BRIEF DESCRIPTION OF THE DRAWINGS

The features and components of the following figures are illustrated to emphasize the general principles of the present disclosure. Corresponding features and components throughout the figures may be designated by matching reference characters for the sake of consistency and clarity.

FIG. 1 is a block diagram showing one example of a modified AMR network topology, according to embodiments described herein.

FIG. 2 is a block diagram showing one example of an AMI network topology, according to embodiments described herein.

FIG. 3 is a block diagram of a node according to certain embodiments described herein.

FIG. 4 is a timing diagram showing example timing of both periodic sending of an AMR beacon from a node and periodic listening by the node for a communication.

FIG. 5 is a composite timing diagram enlarging a portion of the periodic listening diagram illustrated in FIG. 4, and juxtaposing that portion with a hailing pattern timing diagram of messages being sent alternately between two hailing channels of the node.

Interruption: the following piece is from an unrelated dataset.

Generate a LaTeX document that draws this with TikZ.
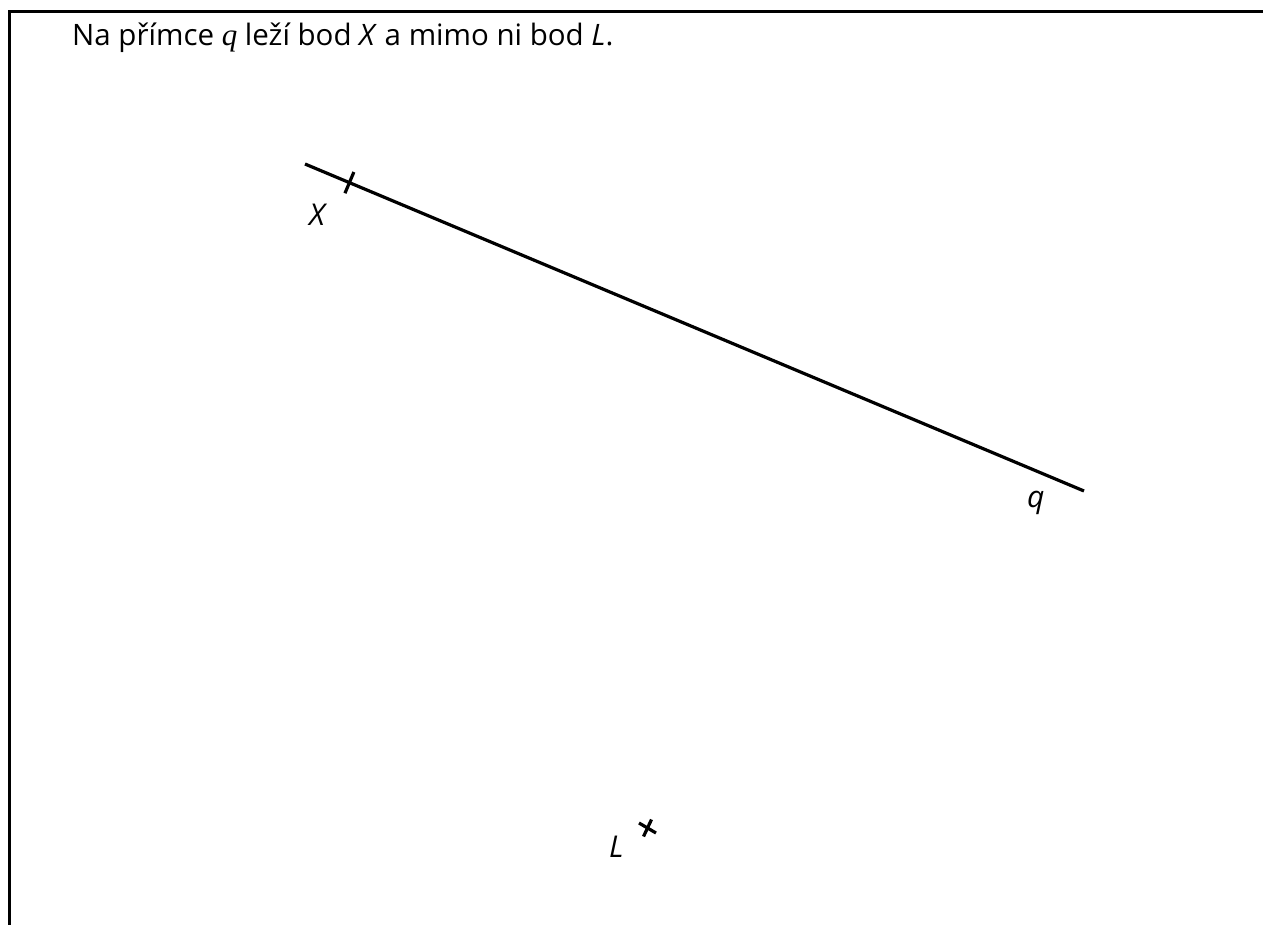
\documentclass[tikz,border=0pt]{standalone}
\usepackage{fontspec}
\setmainfont{Open Sans}
\newfontfamily\serifq{Liberation Serif}
\usetikzlibrary{calc}
\begin{document}
\begin{tikzpicture}[x=1pt,y=-1pt,
  frame/.style={line width=3pt},
  geomline/.style={line width=3.2pt},
  tick/.style={line width=3.2pt},
  lbl/.style={font=\fontsize{30}{36}\selectfont\itshape, inner sep=0pt, anchor=base west},
  title/.style={font=\fontsize{29.5}{35}\selectfont, inner sep=0pt, anchor=base west}]
\useasboundingbox (0,0) rectangle (1263,925);
% frame
\coordinate (FB) at (9.5,925);
\coordinate (FC) at (9.5,11.5);
\coordinate (FR) at (1263,11.5);
\draw[frame] (FB) -- (FC) -- (FR);
% title
\node[title] (T) at (72,46) {Na přímce {\serifq\itshape\fontsize{31}{35}\selectfont q} leží bod \textit{X} a mimo ni bod \textit{L}.};
% line q
\coordinate (A) at (305,164);
\coordinate (B) at (1084,491);
\draw[geomline] (A) -- (B);
\coordinate (X) at ($(A)!0.057!(B)$);
\draw[tick] ($(X)!11.5pt!90:(B)$) -- ($(X)!11.5pt!-90:(B)$);
\node[lbl] (Xl) at (309,226) {X};
\node[lbl] (ql) at (1027,507) {q};
% point L
\coordinate (L) at (647.5,828);
\draw[tick] ([shift={(-8.5,-5)}]L) -- ([shift={(8.5,5)}]L);
\draw[tick] ([shift={(4,-8.5)}]L) -- ([shift={(-4,8.5)}]L);
\node[lbl] (Ll) at (609,857) {L};
\end{tikzpicture}
\end{document}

FIG. 6 illustrates a flow diagram of an exemplary method showing steps that can be taken in a transition of a node from a modified AMR mode to an AMI mode.

FIGS. 7 and 8 illustrate a flow diagram of an exemplary method to implement the “periodically listen for and process communication” step (block 604) of FIG. 6.

DETAILED DESCRIPTION

The present disclosure can be understood more readily by reference to the following detailed description, examples, drawing, and claims, and their previous and following description. However, before the present devices, systems, and/or methods are disclosed and described, it is to be understood that this disclosure is not limited to the specific devices, systems, and/or methods disclosed unless otherwise specified, as such can, of course, vary. It is also to be understood that the terminology used herein is for the purpose of describing particular aspects only and is not intended to be limiting.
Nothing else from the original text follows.